A real health watch should be something more than a nice-looking gadget to play with. It should be a medical-grade device that provides you and your doctors with high-quality, reliable data, and allows for this data to be used to give you accurate, reliable information about the state of your health. What is more, it should help the medical profession fight some of the deadliest diseases on the planet.

On the software side, it also needs to be able to adapt to each patient, taking into account other factors, such as exercise, stress and medical history to flag up anything unusual. A lot can be done with software, as HeartWatch, an app that uses sensor data from the Apple Watch to “unlock the power of your Apple Watch’s health sensors”.

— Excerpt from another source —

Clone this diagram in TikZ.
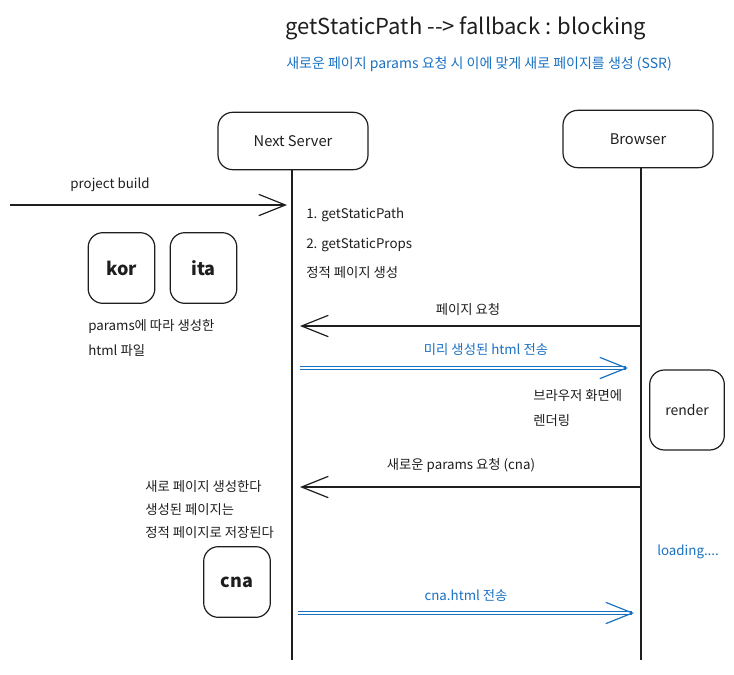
\documentclass[tikz,border=0pt]{standalone}
\usepackage{fontspec}
\setmainfont{Noto Sans CJK KR}
\usetikzlibrary{arrows.meta}
\definecolor{ink}{HTML}{1E1E1E}
\definecolor{xblue}{HTML}{1971C2}
\tikzset{
  actor/.style={draw=ink, line width=0.9pt, rounded corners=11pt, minimum width=112.5pt, minimum height=43pt, font=\fontsize{11}{13}\selectfont, text=ink},
  filebox/.style={draw=ink, line width=0.9pt, rounded corners=11pt, minimum width=50pt, minimum height=53pt, font=\fontsize{13.5}{16}\selectfont\bfseries, text=ink},
  lifeline/.style={draw=ink, line width=1pt},
  msg/.style={draw=ink, line width=1pt, -{Straight Barb[length=20pt,width=16pt,line width=0.9pt]}},
  reply/.style={draw=xblue, line width=1pt, double distance=1pt, -{Straight Barb[length=20pt,width=16pt,line width=0.9pt]}},
  note/.style={anchor=west, inner sep=0pt, font=\fontsize{10}{12}\selectfont, text=ink},
  lbl/.style={inner sep=0pt, font=\fontsize{10}{12}\selectfont, text=ink},
  bluelbl/.style={inner sep=0pt, font=\fontsize{10}{12}\selectfont, text=xblue},
}
\begin{document}
\begin{tikzpicture}[x=0.75pt,y=-0.75pt]
\useasboundingbox (0,0) rectangle (734,674);

% heading
\node[inner sep=0pt, font=\fontsize{16.5}{19}\selectfont, text=ink] (title) at (466,28) {getStaticPath \mbox{-}\mbox{-}> fallback : blocking};
\node[bluelbl, font=\fontsize{10.5}{12}\selectfont] (subtitle) at (479,64) {새로운 페이지 params 요청 시 이에 맞게 새로 페이지를 생성 (SSR)};

% participants
\node[actor] (server) at (293,141) {Next Server};
\node[actor] (browser) at (638,139) {Browser};

% lifelines
\coordinate (serverEnd) at (292,660);
\coordinate (browserEnd) at (641,660);
\draw[lifeline] (server.south -| serverEnd) -- (serverEnd);
\draw[lifeline] (browser.south -| browserEnd) -- (browserEnd);

% build step
\coordinate (buildStart) at (10,205);
\coordinate (buildEnd) at (287,205);
\draw[msg] (buildStart) -- (buildEnd);
\node[lbl] (buildLbl) at (110,185) {project build};

\node[note] (step1) at (306,215) {1. getStaticPath};
\node[note] (step2) at (306,245) {2. getStaticProps};
\node[note] (step3) at (306,273) {정적 페이지 생성};

% prebuilt pages
\node[filebox] (kor) at (121.5,268) {kor};
\node[filebox] (ita) at (203.5,268) {ita};
\node[note] (preNote1) at (88,327) {params에 따라 생성한};
\node[note] (preNote2) at (88,351) {html 파일};

% page request
\coordinate (req1From) at (641,326);
\coordinate (req1To) at (300,326);
\draw[msg] (req1From) -- (req1To);
\node[lbl] (req1Lbl) at (468,309) {페이지 요청};

% prebuilt html response
\coordinate (res1From) at (300,368);
\coordinate (res1To) at (628,368);
\draw[reply] (res1From) -- (res1To);
\node[bluelbl] (res1Lbl) at (486,350) {미리 생성된 html 전송};

\node[note] (rend1) at (533,396) {브라우저 화면에};
\node[note] (rend2) at (533,421) {렌더링};
\node[filebox, minimum width=56pt, minimum height=60pt, font=\fontsize{10.5}{12}\selectfont] (render) at (687,410) {render};

% new params request
\coordinate (req2From) at (641,487);
\coordinate (req2To) at (300,487);
\draw[msg] (req2From) -- (req2To);
\node[lbl] (req2Lbl) at (461,465) {새로운 params 요청 (cna)};

\node[note] (newNote1) at (145,487) {새로 페이지 생성한다};
\node[note] (newNote2) at (145,510) {생성된 페이지는};
\node[note] (newNote3) at (145,533) {정적 페이지로 저장된다};
\node[filebox] (cna) at (237,582) {cna};

\node[bluelbl, anchor=west] (loading) at (657,552) {loading....};

% generated html response
\coordinate (res2From) at (298,613);
\coordinate (res2To) at (634,613);
\draw[reply] (res2From) -- (res2To);
\node[bluelbl] (res2Lbl) at (466,595) {cna.html 전송};
\end{tikzpicture}
\end{document}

Time for a real revolution?

The potential is there, but it is not necessarily being realised by current wearable tech companies. The secret will be when someone manages to combine the latest sensor technology with state-of-the-art analytics and artificial intelligence to provide a holistic service.

It’s an ambitious challenge, but one company attempting to do just that is MAP Health Watcher, which is offering a custom-made watch with a service that combines data analytics with the personal touch of qualified professionals.

Medicatus LLC., the company behind the MAP Health Watcher project, was founded by a consortium of investors in 2013 to develop diagnostic technologies based on long-term measurement of patient vital signs.

Let’s take a look at how it works. MAP stands for Measure, Analyze, Predict.

MEASURE: The MAP Health Watch is the first consumer device on the market containing five medical-grade sensors capable of measuring six vital parameters

ANALYZE: The data collected from the MAP Health Watch is analyzed using a powerful set of sophisticated algorithms to detect any potential problems or complications

PREDICT: This data is then regularly reviewed by specialist data analysts with medical experience who can offer medical advice and intervene whenever there is an issue that requires attention

For more on MAP Health Watcher, click here, and visit the MAP Health Watch Indiegogo campaign to purchase the device at a 56% discount.

Millions of Lives at Stake

The Medical Futurist, who has almost 65,000 followers on Facebook, agrees that this could be a “game changer”.

MAP Health Watcher is making a bold promise, but there are millions of lives at stake. Even if technologies like this are able to save a handful of people from sudden death by stroke or heart attack, or to motivate people to improve their lifestyles and thereby live fuller longer lives, it will be a major step forward. Perhaps this is the biggest difference between current technologies and those of the future – they will move beyond being trendy gadgets to become genuine medical devices connected to sophisticated software and services that can have a huge impact on people’s lives.